KUALA LUMPUR: CIMB Group Holdings Bhd, RHB Capital Bhd (RHBCap) and Malaysia Building Society Bhd (MBSB) jointly submitted their proposed merger plans to Bank Negara Malaysia (BNM) last night, a move which enables them to extend the 90-day period for them to talk to each other exclusively.
This means that no other party can swoop in to make a rival bid now.
“The deal is on. All three parties [have] jointly submitted to the central bank their business plans, integration plans, salient terms of the sale and purchase agreement — although there could still be some small changes to be made later as well as the due dilligence list,” a source familiar with the merger plans told The Edge Financial Daily.
The boards of all three financial institutions met separately yesterday and after a lengthy discussion decided to go ahead with the submissions to BNM. They are expected to make an announcement to Bursa Malaysia today on the submission of their merger plans to the central bank, sources said. Trading in the shares of the three companies is suspended today, pending “a material announcement”.
Industry sources said the success of a deal now boils down to Bursa’s decision on whether or not the Employees Provident Fund (EPF) — the common major shareholder of all three parties — can vote in the proposed mega merger. Bursa officials are due to meet today to make a decision on the matter.
“Bursa’s decision still matters. If the EPF can vote, it improves the chances of a deal going through. If not, RHBCap has to bring the deal to shareholders to see if they can get enough votes to see it through,” a source said.
The EPF is keen on voting in any eventual deal to protect its investments. However, certain Bursa listing rules prevent it from doing so as it is a substantial shareholder of all three parties. The EPF is the single largest shareholder of RHBCap and MBSB with 41.5% and 64.6% stakes, respectively, and holds a 14.6% stake in CIMB. Both RHBCap and MBSB had previously, at the EPF’s behest, written to Bursa to put forward the EPF’s request for a waiver from the listing rules.
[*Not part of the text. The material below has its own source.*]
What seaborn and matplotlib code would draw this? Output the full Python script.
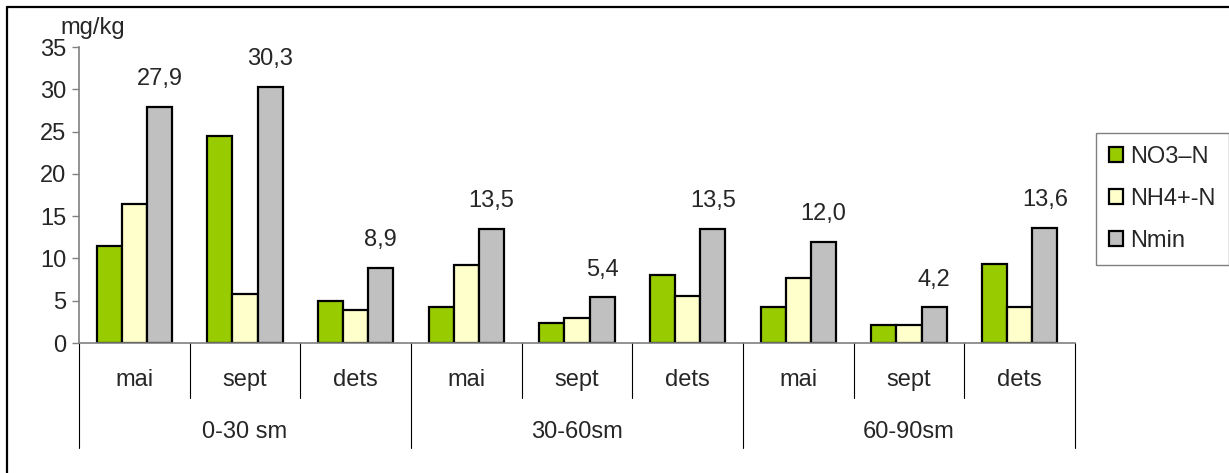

The proposed merger scheme submitted was for RHBCap to buy CIMB’s entire banking business through a share swap deal. Under that scenario, the EPF’s vote is crucial because as the buyer of the assets and liabilities of another banking group, RHBCap only needs a 50% plus one share approval for the deal compared to the selling party that would need a 75% vote.
If the EPF is not allowed to vote, RHBCap’s other substantial shareholder — Aabar Investments PJS — will hold the trump card. Aabar, with its 21.2% stake, will have a 36.2% vote for or against the acquisition of CIMB’s business if the EPF can’t vote.
Aside from the Middle Eastern investor, OSK Holdings Bhd has a 9.9% stake in RHBCap and would have important voting rights as well.
It is widely known that Aabar could be a stumbling block to any merger as it is seeking a high price of RM12 per share for its stake in RHBCap. RHBCap shares, however, have not breached the RM10 level in over five years.
Meanwhile, the second step of the merger would involve the respective Islamic banking subsidiaries of CIMB and RHBCap to be merged with MBSB, and CIMB Islamic Bank Bhd would be the vehicle for the enlarged Islamic operations.
“The valuation for the deal is more or less firmed up. The CIMB-RHBCap deal is a pure share swap, while the MBSB deal is a combination of cash and shares,” a source said.
The 90-day exclusivity period was to have expired at midnight yesterday. On July 10, when the parties first began the merger talks, they said they would be allowed an automatic extension of the exclusivity period upon submissions being made to Bank Negara within the 90-day period.
“There’ll be an automatic extension of the exclusivity agreement up to the point they sign the legal agreement,” a source said.
This article first appeared in The Edge Financial Daily, on October 9, 2014.